Gen. Alfred Hansen is a retired four star US Air Force general who served as Commander, Air Force Logistics command. In Vietnam, he flew 113 combat missions. In 1985 he became director for logistics for the Joint chiefs of Staff. In this position, he was responsible for worldwide logistics in support of theater commander’s war plans and was a member of the Senior NATO Logistics Forum.

Lt. General Marvin Covault, US Army (ret) was former chief of staff for NATO forces in Southern Europe. He had 32 years of military experience.

Lt. General Timothy Kinnan, US Air Force, served as Vice Director for Strategic Plans and Policy with the Joint Chiefs of Staff  developing military strategy and policy. His final active duty assignment was as US Military Representative to NATO Military Committee in Belgium, NATO’s highest military authority.

Hershel Woodrow "Woody" Williams (born October 2, 1923) is a retired United States Marine who received the Medal of Honor for his actions in the Battle of Iwo Jima during World War II. He is the last surviving recipient of the Medal of Honor from that battle. 

Landing on February 21, 1945, Williams, by then a corporal, distinguished himself two days later when American tanks, trying to open a lane for infantry, encountered a network of reinforced concrete pillboxes. Williams went forward alone with his 70-pound (32 kg) flamethrower to attempt the reduction of devastating machine gun fire from the unyielding positions.

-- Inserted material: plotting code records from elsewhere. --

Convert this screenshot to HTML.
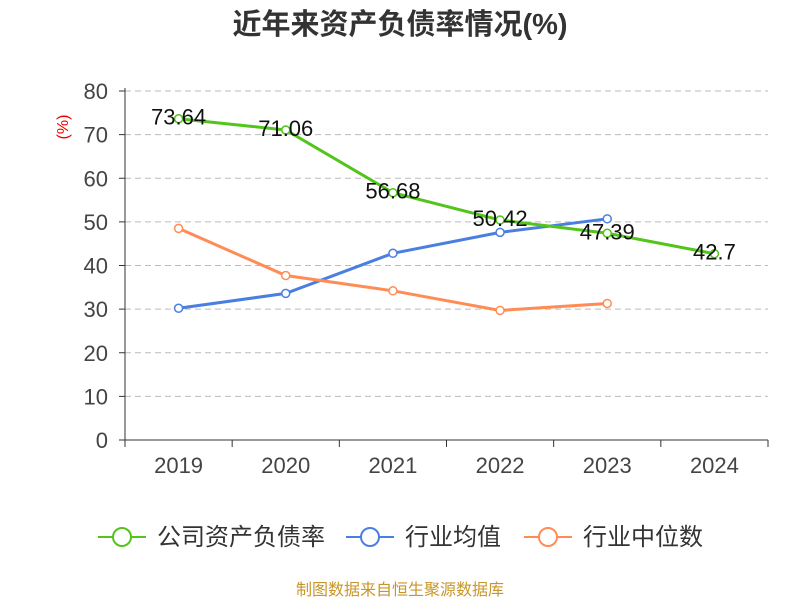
<!DOCTYPE html>
<html><head><meta charset="utf-8"><style>
body{margin:0;background:#fff;}
svg text{font-family:"Liberation Sans","Noto Sans CJK SC",sans-serif;}
</style></head><body>
<svg id="c" width="800" height="600" xmlns="http://www.w3.org/2000/svg">
<text x="400" y="34" text-anchor="middle" font-size="29" font-weight="bold" fill="#333">近年来资产负债率情况(%)</text>
<text x="68" y="127" font-size="16" fill="#e00" transform="rotate(-90 68 127)" text-anchor="middle">(%)</text>
<g id="grid"></g><g id="axes"></g><g id="series"></g>
<g>
<g><line x1="98" y1="537" x2="146" y2="537" stroke="#52c41a" stroke-width="2"/><circle cx="122" cy="537" r="9" fill="#fff" stroke="#52c41a" stroke-width="2"/><text x="157" y="545" font-size="24" fill="#333">公司资产负债率</text></g>
<g><line x1="346" y1="537" x2="394" y2="537" stroke="#4a7fe0" stroke-width="2"/><circle cx="370" cy="537" r="9" fill="#fff" stroke="#4a7fe0" stroke-width="2"/><text x="405" y="545" font-size="24" fill="#333">行业均值</text></g>
<g><line x1="524" y1="537" x2="572" y2="537" stroke="#ff8c55" stroke-width="2"/><circle cx="548" cy="537" r="9" fill="#fff" stroke="#ff8c55" stroke-width="2"/><text x="583" y="545" font-size="24" fill="#333">行业中位数</text></g>
</g>
<text x="400" y="595" text-anchor="middle" font-size="16" fill="#c8962a">制图数据来自恒生聚源数据库</text>
</svg>
<script>
const categories=["2019","2020","2021","2022","2023","2024"];
const company=[73.64,71.06,56.68,50.42,47.39,42.7];
const industryMean=[30.2,33.6,42.8,47.6,50.7];
const industryMedian=[48.5,37.7,34.2,29.7,31.3];
const yTicks=[0,10,20,30,40,50,60,70,80];
const NS="http://www.w3.org/2000/svg";
const L=125,R=768,T=91,B=440,yMax=80;
const bw=(R-L)/categories.length;
const xs=i=>L+bw*(i+0.5);
const ys=v=>B-(v/yMax)*(B-T);
function mk(tag,attrs,parent){const e=document.createElementNS(NS,tag);for(const k in attrs)e.setAttribute(k,attrs[k]);parent.appendChild(e);return e;}
const grid=document.getElementById('grid'),axes=document.getElementById('axes'),ser=document.getElementById('series');
yTicks.forEach(t=>{
 if(t>0){const g=mk('line',{x1:L,x2:R,y1:ys(t),y2:ys(t),stroke:'#bbb','stroke-dasharray':'6,4'},grid);
 
 }
 const tk=mk('line',{x1:L-6,x2:L,y1:ys(t),y2:ys(t),stroke:'#333'},axes);
 
 
 const tx=mk('text',{x:L-17,y:ys(t)+8,'text-anchor':'end','font-size':22,fill:'#444'},axes);tx.textContent=t;
 
 
});
const ya=mk('line',{x1:L,x2:L,y1:T-3,y2:B,stroke:'#333'},axes);


const xa=mk('line',{x1:L,x2:R,y1:B,y2:B,stroke:'#333'},axes);


for(let i=0;i<=categories.length;i++){const t=mk('line',{x1:L+bw*i,x2:L+bw*i,y1:B,y2:B+7,stroke:'#333'},axes);
 
 }
categories.forEach((c,i)=>{const t=mk('text',{x:xs(i),y:B+33,'text-anchor':'middle','font-size':22,fill:'#444'},axes);t.textContent=c;
 
 });
function series(data,color,name,labels){
 const g=mk('g',{},ser);
 
 
 const p=mk('polyline',{points:data.map((v,i)=>xs(i)+','+ys(v)).join(' '),fill:'none',stroke:color,'stroke-width':3},g);
 
 
 data.forEach((v,i)=>{const c=mk('circle',{cx:xs(i),cy:ys(v),r:4,fill:'#fff',stroke:color,'stroke-width':1.5},g);
  
  
  if(labels){const t=mk('text',{x:xs(i),y:ys(v)+6,'text-anchor':'middle','font-size':22,fill:'#111'},g);t.textContent=v;
   
   }
 });
}
series(industryMean,'#4a7fe0','industry-mean-series',false);
series(industryMedian,'#ff8c55','industry-median-series',false);
series(company,'#52c41a','company-series',true);
</script>
</body></html>
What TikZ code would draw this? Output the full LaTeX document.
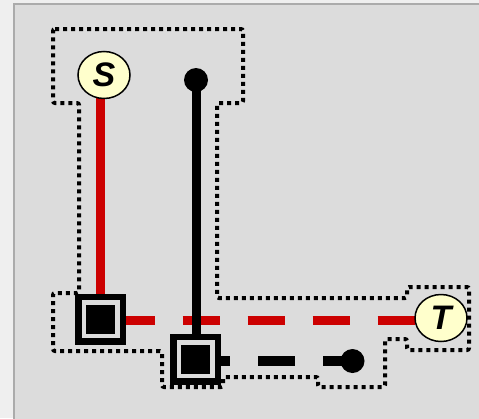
\documentclass[tikz,border=0pt]{standalone}
\usepackage{fontspec}
\setmainfont{Liberation Sans}
\usetikzlibrary{shapes.geometric}
\pgfdeclarelayer{back}
\pgfdeclarelayer{bg}
\pgfsetlayers{back,bg,main}
\definecolor{outerbg}{HTML}{EFEFEF}
\definecolor{panelbg}{HTML}{DCDCDC}
\definecolor{panelline}{HTML}{ABABAB}
\definecolor{wire}{HTML}{CC0000}
\definecolor{termfill}{HTML}{FFFFCC}
\tikzset{
  term/.style={ellipse, draw=black, line width=1.5, fill=termfill, minimum width=52, minimum height=47, inner sep=0,
    font=\fontsize{34}{34}\selectfont\bfseries\itshape},
  sqouter/.style={rectangle, draw=black, line width=6.5, fill=panelbg, minimum size=44.5, inner sep=0},
  sqinner/.style={rectangle, fill=black, minimum size=29, inner sep=0},
  pin/.style={circle, fill=black, minimum size=24, inner sep=0},
  redwire/.style={draw=wire, line width=9},
  blackwire/.style={draw=black, line width=9},
  outline/.style={draw=black, line width=4, dash pattern=on 4 off 4, rounded corners=2},
}
\begin{document}
\begin{tikzpicture}[x=1pt,y=-1pt]
\useasboundingbox (0,0) rectangle (479,418);
\begin{pgfonlayer}{back}
\fill[outerbg] (0,0) rectangle (479,418);
\fill[panelbg] (14,4) rectangle (485,425);
\draw[panelline, line width=2] (14,425) -- (14,4) -- (485,4);
\end{pgfonlayer}

% outline region
\draw[outline] (53,29) -- (243,29) -- (243,103) -- (217,103) -- (217,298) -- (407,298) -- (407,287)
  -- (469,287) -- (469,350) -- (407,350) -- (407,339) -- (385,339) -- (385,387) -- (318,387)
  -- (318,377) -- (223,377) -- (223,387) -- (162,387) -- (162,351) -- (53,351) -- (53,293)
  -- (79,293) -- (79,103) -- (53,103) -- cycle;

% nodes
\node[term] (S) at (104,75) {S};
\node[term] (T) at (441,318) {T};
\node[pin] (p1) at (196,80) {};
\node[pin] (p2) at (352.5,361) {};
\node[sqouter] (sq1) at (100.5,319) {};
\node[sqinner] (sq1i) at (sq1.center) {};
\node[sqouter] (sq2) at (195.5,359) {};
\node[sqinner] (sq2i) at (sq2.center) {};

\begin{pgfonlayer}{bg}
\draw[redwire] (sq1.center) -- (sq1.center |- S.center);
\draw[redwire, dash pattern=on 37 off 28, dash phase=48] ([yshift=-1.5pt]sq1.center) -- ([yshift=-1.5pt]sq1.center -| T.center);
\draw[blackwire] (p1.center) -- (p1.center |- sq2.center);
\draw[blackwire, line width=10, dash pattern=on 37 off 28, dash phase=2.5] ([yshift=-2pt]sq2.center) -- (p2.center);
\end{pgfonlayer}
\end{tikzpicture}
\end{document}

Harry Truman congratulates Hershel Williams on being awarded the Medal of Honor, 5 October 1945

Covered by only four riflemen, he fought for four hours under terrific enemy small-arms fire and repeatedly returned to his own lines to prepare demolition charges and obtain serviced flame throwers. He returned to the front, frequently to the rear of hostile emplacements, to wipe out one position after another. At one point, a wisp of smoke alerted him to the air vent of a Japanese bunker, and he approached close enough to put the nozzle of his flamethrower through the hole, killing the occupants. On another occasion, he was charged by enemy riflemen who attempted to stop him with bayonets and he killed them with a burst of flame from his weapon.

These actions occurred on the same day as the raising of the U.S. flag commemorated in the famous photo and later statute for the Marine Corps War Memorial.

These are the men who stand with Trump and want him as our Commander in Chief.